→ **What needs to be done**:
What follows is a set of entries. Give them again exactly, without the pictures.

>> begin Provided data

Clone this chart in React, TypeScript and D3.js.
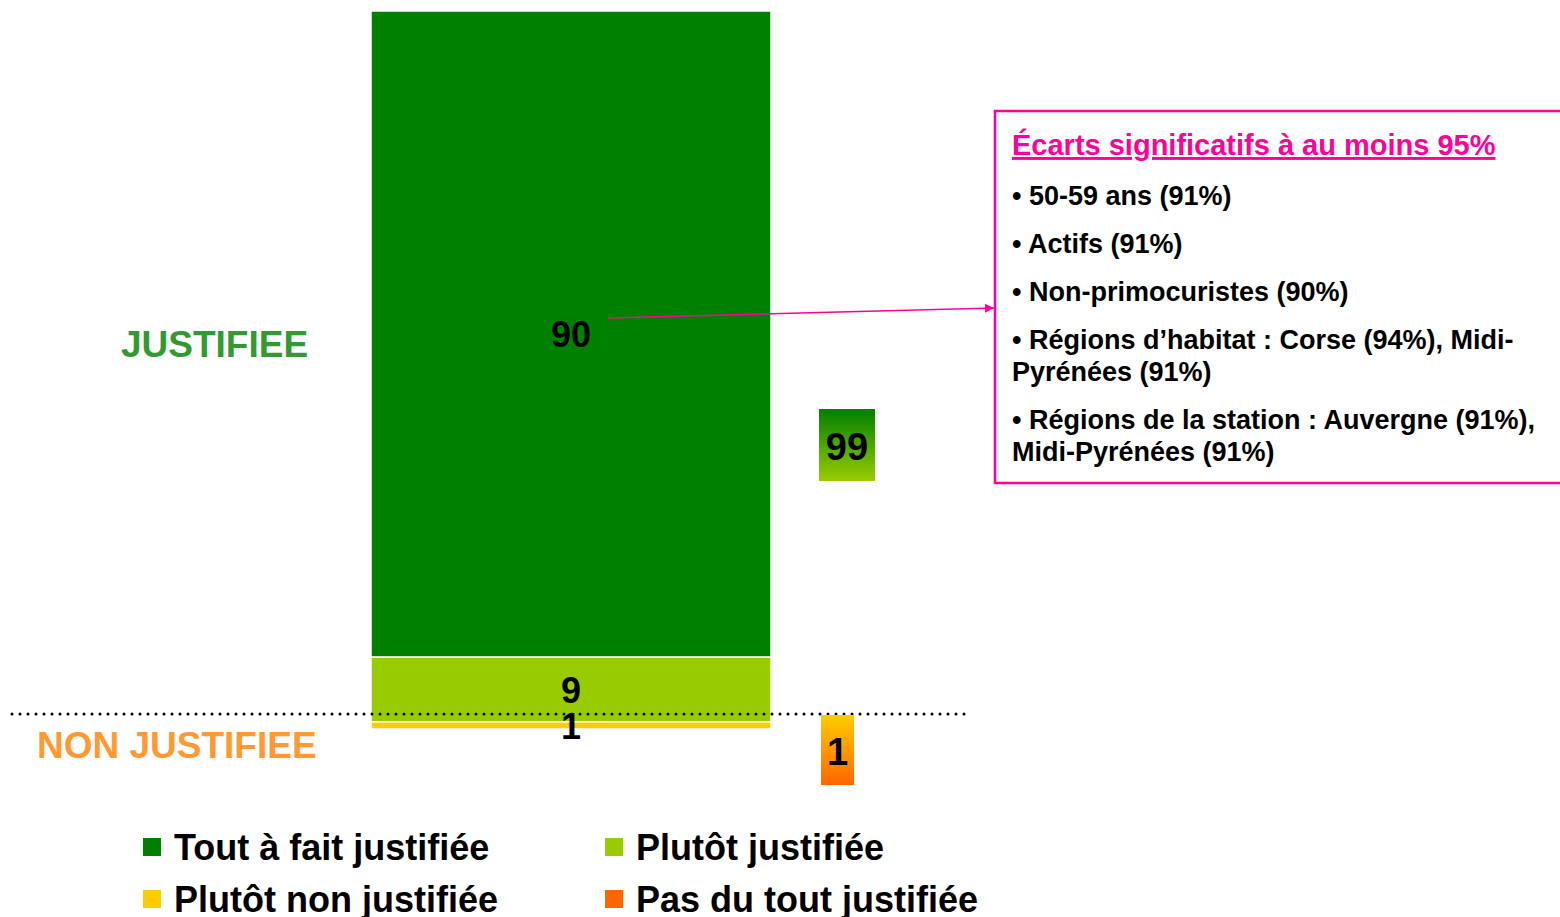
import React from "react";
import { scaleLinear, scaleBand, stack } from "d3";

// data
const categories = ["Tout à fait justifiée", "Plutôt justifiée", "Plutôt non justifiée", "Pas du tout justifiée"];
const values = [90, 9, 1, 0];
const colors = ["#008000", "#99cc00", "#ffcc00", "#ff6600"];
const groupLabels = ["JUSTIFIEE", "NON JUSTIFIEE"];
const groupTotals = [99, 1];
const noteTitle = "Écarts significatifs à au moins 95%";
const noteItems = [
  ["• 50-59 ans (91%)"],
  ["• Actifs (91%)"],
  ["• Non-primocuristes (90%)"],
  ["• Régions d’habitat : Corse (94%), Midi-", "Pyrénées (91%)"],
  ["• Régions de la station : Auvergne (91%),", "Midi-Pyrénées (91%)"],
];

const W = 1560;
const H = 917;
const font = "Arial, 'Liberation Sans', sans-serif";
const pink = "#ff0099";

export default function App() {
  const row: any = {};
  categories.forEach((c, i) => (row[c] = values[i]));
  const series = stack().keys(categories)([row]);

  const x = scaleBand().domain(["Ensemble"]).range([371, 771]).padding(0);
  // stacked from the top down: first category on top
  const y = scaleLinear().domain([0, 100]).range([11, 729]);
  const cx = (x("Ensemble") as number) + x.bandwidth() / 2;

  // note lines layout
  let lineY = 205;
  const noteLines: { text: string; y: number }[] = [];
  noteItems.forEach((item) => {
    item.forEach((t, j) => {
      noteLines.push({ text: t, y: lineY + j * 32 });
    });
    lineY += (item.length - 1) * 32 + 48;
  });

  return (
    <div style={{ position: "absolute", left: 0, top: 0 }}>
      <svg width={W} height={H} style={{ display: "block", fontFamily: font }}>
        <defs>
          <linearGradient id="gJust" x1="0" y1="0" x2="0" y2="1">
            <stop offset="0%" stopColor={colors[0]} />
            <stop offset="100%" stopColor={colors[1]} />
          </linearGradient>
          <linearGradient id="gNon" x1="0" y1="0" x2="0" y2="1">
            <stop offset="0%" stopColor={colors[2]} />
            <stop offset="100%" stopColor={colors[3]} />
          </linearGradient>
          <marker id="arrow" viewBox="0 0 10 10" refX="10" refY="5" markerWidth="9" markerHeight="9" orient="auto" markerUnits="userSpaceOnUse">
            <path d="M0,0 L10,5 L0,10 z" fill={pink} />
          </marker>
        </defs>

        {/* stacked bar */}
        {series.map((s, i) => {
          const d = s[0];
          if (d[1] - d[0] <= 0) return null;
          const yTop = y(d[0]);
          const yBot = y(d[1]);
          return (
            <rect
              key={categories[i]}
              x={x("Ensemble")}
              width={x.bandwidth()}
              y={yTop}
              height={yBot - yTop}
              fill={colors[i]}
              stroke="#ffffff"
              strokeWidth={1.5}
            />
          );
        })}

        {/* separator */}
        <line x1={12} x2={968} y1={714} y2={714} stroke="#000" strokeWidth={3} strokeLinecap="round" strokeDasharray="0 8" />

        {/* segment labels */}
        {series.map((s, i) => {
          const d = s[0];
          if (d[1] - d[0] <= 0) return null;
          const mid = (y(d[0]) + y(d[1])) / 2;
          return (
            <text key={"l" + i} x={cx} y={mid + (i === 2 ? 14 : 13)} textAnchor="middle" fontSize={36} fontWeight="bold" fill="#000">
              {values[i]}
            </text>
          );
        })}

        {/* group labels */}
        <text x={121} y={357} fontSize={37} fontWeight="bold" fill="#339933">{groupLabels[0]}</text>
        <text x={37} y={758} fontSize={37} fontWeight="bold" fill="#ff9933">{groupLabels[1]}</text>

        {/* totals */}
        <rect x={819} y={409} width={56} height={72} fill="url(#gJust)" />
        <text x={847} y={460} textAnchor="middle" fontSize={38} fontWeight="bold" fill="#000">{groupTotals[0]}</text>
        <rect x={821} y={715} width={33} height={70} fill="url(#gNon)" />
        <text x={837.5} y={765} textAnchor="middle" fontSize={38} fontWeight="bold" fill="#000">{groupTotals[1]}</text>

        {/* arrow to note */}
        <line x1={608} y1={318} x2={994} y2={308} stroke={pink} strokeWidth={1.5} markerEnd="url(#arrow)" />

        {/* note box */}
        <rect x={995} y={111} width={620} height={372} fill="none" stroke={pink} strokeWidth={2.5} />
        <text x={1012} y={155} fontSize={29} fontWeight="bold" fill={pink} textDecoration="underline">{noteTitle}</text>
        {noteLines.map((l, i) => (
          <text key={"n" + i} x={1012} y={l.y} fontSize={27} fontWeight="bold" fill="#000">{l.text}</text>
        ))}

        {/* legend */}
        {categories.map((c, i) => {
          const lx = i % 2 === 0 ? 143 : 605;
          const ly = i < 2 ? 838 : 890;
          return (
            <g key={"leg" + i}>
              <rect x={lx} y={ly} width={18} height={18} fill={colors[i]} />
              <text x={lx + 31} y={ly + 22} fontSize={36} fontWeight="bold" fill="#000">{c}</text>
            </g>
          );
        })}
      </svg>
    </div>
  );
}
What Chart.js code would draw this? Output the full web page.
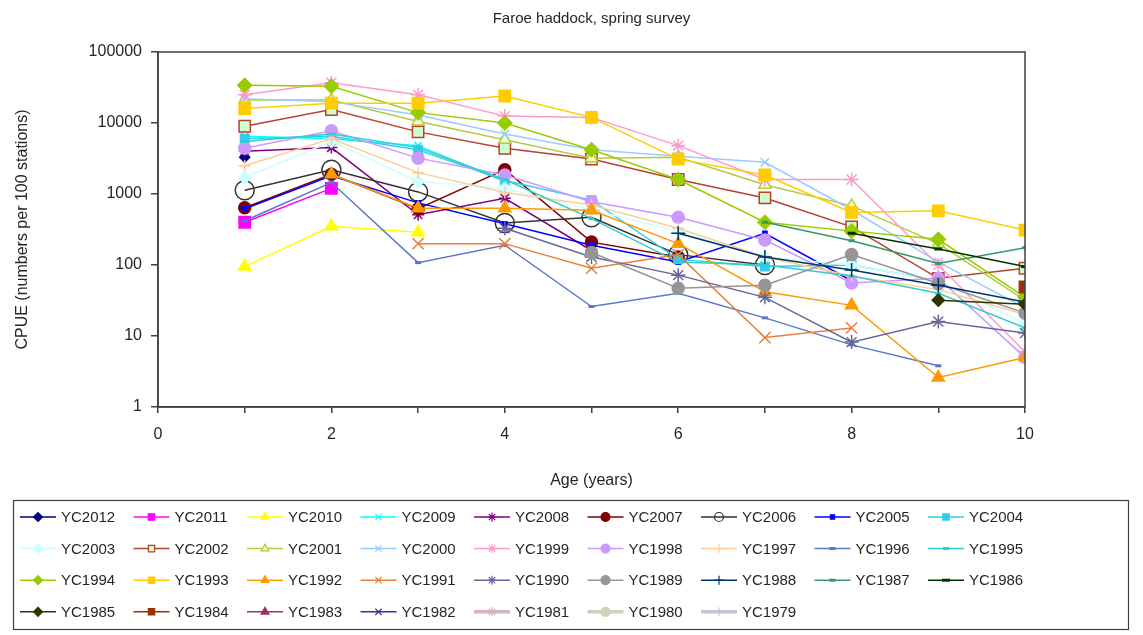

>> end Provided data

→ **Complete answer**:
Clone this chart in React, TypeScript and D3.js.
import React from "react";
import { scaleLinear, scaleBand, stack } from "d3";

// data
const categories = ["Tout à fait justifiée", "Plutôt justifiée", "Plutôt non justifiée", "Pas du tout justifiée"];
const values = [90, 9, 1, 0];
const colors = ["#008000", "#99cc00", "#ffcc00", "#ff6600"];
const groupLabels = ["JUSTIFIEE", "NON JUSTIFIEE"];
const groupTotals = [99, 1];
const noteTitle = "Écarts significatifs à au moins 95%";
const noteItems = [
  ["• 50-59 ans (91%)"],
  ["• Actifs (91%)"],
  ["• Non-primocuristes (90%)"],
  ["• Régions d’habitat : Corse (94%), Midi-", "Pyrénées (91%)"],
  ["• Régions de la station : Auvergne (91%),", "Midi-Pyrénées (91%)"],
];

const W = 1560;
const H = 917;
const font = "Arial, 'Liberation Sans', sans-serif";
const pink = "#ff0099";

export default function App() {
  const row: any = {};
  categories.forEach((c, i) => (row[c] = values[i]));
  const series = stack().keys(categories)([row]);

  const x = scaleBand().domain(["Ensemble"]).range([371, 771]).padding(0);
  // stacked from the top down: first category on top
  const y = scaleLinear().domain([0, 100]).range([11, 729]);
  const cx = (x("Ensemble") as number) + x.bandwidth() / 2;

  // note lines layout
  let lineY = 205;
  const noteLines: { text: string; y: number }[] = [];
  noteItems.forEach((item) => {
    item.forEach((t, j) => {
      noteLines.push({ text: t, y: lineY + j * 32 });
    });
    lineY += (item.length - 1) * 32 + 48;
  });

  return (
    <div style={{ position: "absolute", left: 0, top: 0 }}>
      <svg width={W} height={H} style={{ display: "block", fontFamily: font }}>
        <defs>
          <linearGradient id="gJust" x1="0" y1="0" x2="0" y2="1">
            <stop offset="0%" stopColor={colors[0]} />
            <stop offset="100%" stopColor={colors[1]} />
          </linearGradient>
          <linearGradient id="gNon" x1="0" y1="0" x2="0" y2="1">
            <stop offset="0%" stopColor={colors[2]} />
            <stop offset="100%" stopColor={colors[3]} />
          </linearGradient>
          <marker id="arrow" viewBox="0 0 10 10" refX="10" refY="5" markerWidth="9" markerHeight="9" orient="auto" markerUnits="userSpaceOnUse">
            <path d="M0,0 L10,5 L0,10 z" fill={pink} />
          </marker>
        </defs>

        {/* stacked bar */}
        {series.map((s, i) => {
          const d = s[0];
          if (d[1] - d[0] <= 0) return null;
          const yTop = y(d[0]);
          const yBot = y(d[1]);
          return (
            <rect
              key={categories[i]}
              x={x("Ensemble")}
              width={x.bandwidth()}
              y={yTop}
              height={yBot - yTop}
              fill={colors[i]}
              stroke="#ffffff"
              strokeWidth={1.5}
            />
          );
        })}

        {/* separator */}
        <line x1={12} x2={968} y1={714} y2={714} stroke="#000" strokeWidth={3} strokeLinecap="round" strokeDasharray="0 8" />

        {/* segment labels */}
        {series.map((s, i) => {
          const d = s[0];
          if (d[1] - d[0] <= 0) return null;
          const mid = (y(d[0]) + y(d[1])) / 2;
          return (
            <text key={"l" + i} x={cx} y={mid + (i === 2 ? 14 : 13)} textAnchor="middle" fontSize={36} fontWeight="bold" fill="#000">
              {values[i]}
            </text>
          );
        })}

        {/* group labels */}
        <text x={121} y={357} fontSize={37} fontWeight="bold" fill="#339933">{groupLabels[0]}</text>
        <text x={37} y={758} fontSize={37} fontWeight="bold" fill="#ff9933">{groupLabels[1]}</text>

        {/* totals */}
        <rect x={819} y={409} width={56} height={72} fill="url(#gJust)" />
        <text x={847} y={460} textAnchor="middle" fontSize={38} fontWeight="bold" fill="#000">{groupTotals[0]}</text>
        <rect x={821} y={715} width={33} height={70} fill="url(#gNon)" />
        <text x={837.5} y={765} textAnchor="middle" fontSize={38} fontWeight="bold" fill="#000">{groupTotals[1]}</text>

        {/* arrow to note */}
        <line x1={608} y1={318} x2={994} y2={308} stroke={pink} strokeWidth={1.5} markerEnd="url(#arrow)" />

        {/* note box */}
        <rect x={995} y={111} width={620} height={372} fill="none" stroke={pink} strokeWidth={2.5} />
        <text x={1012} y={155} fontSize={29} fontWeight="bold" fill={pink} textDecoration="underline">{noteTitle}</text>
        {noteLines.map((l, i) => (
          <text key={"n" + i} x={1012} y={l.y} fontSize={27} fontWeight="bold" fill="#000">{l.text}</text>
        ))}

        {/* legend */}
        {categories.map((c, i) => {
          const lx = i % 2 === 0 ? 143 : 605;
          const ly = i < 2 ? 838 : 890;
          return (
            <g key={"leg" + i}>
              <rect x={lx} y={ly} width={18} height={18} fill={colors[i]} />
              <text x={lx + 31} y={ly + 22} fontSize={36} fontWeight="bold" fill="#000">{c}</text>
            </g>
          );
        })}
      </svg>
    </div>
  );
}
What Chart.js code would draw this? Output the full web page.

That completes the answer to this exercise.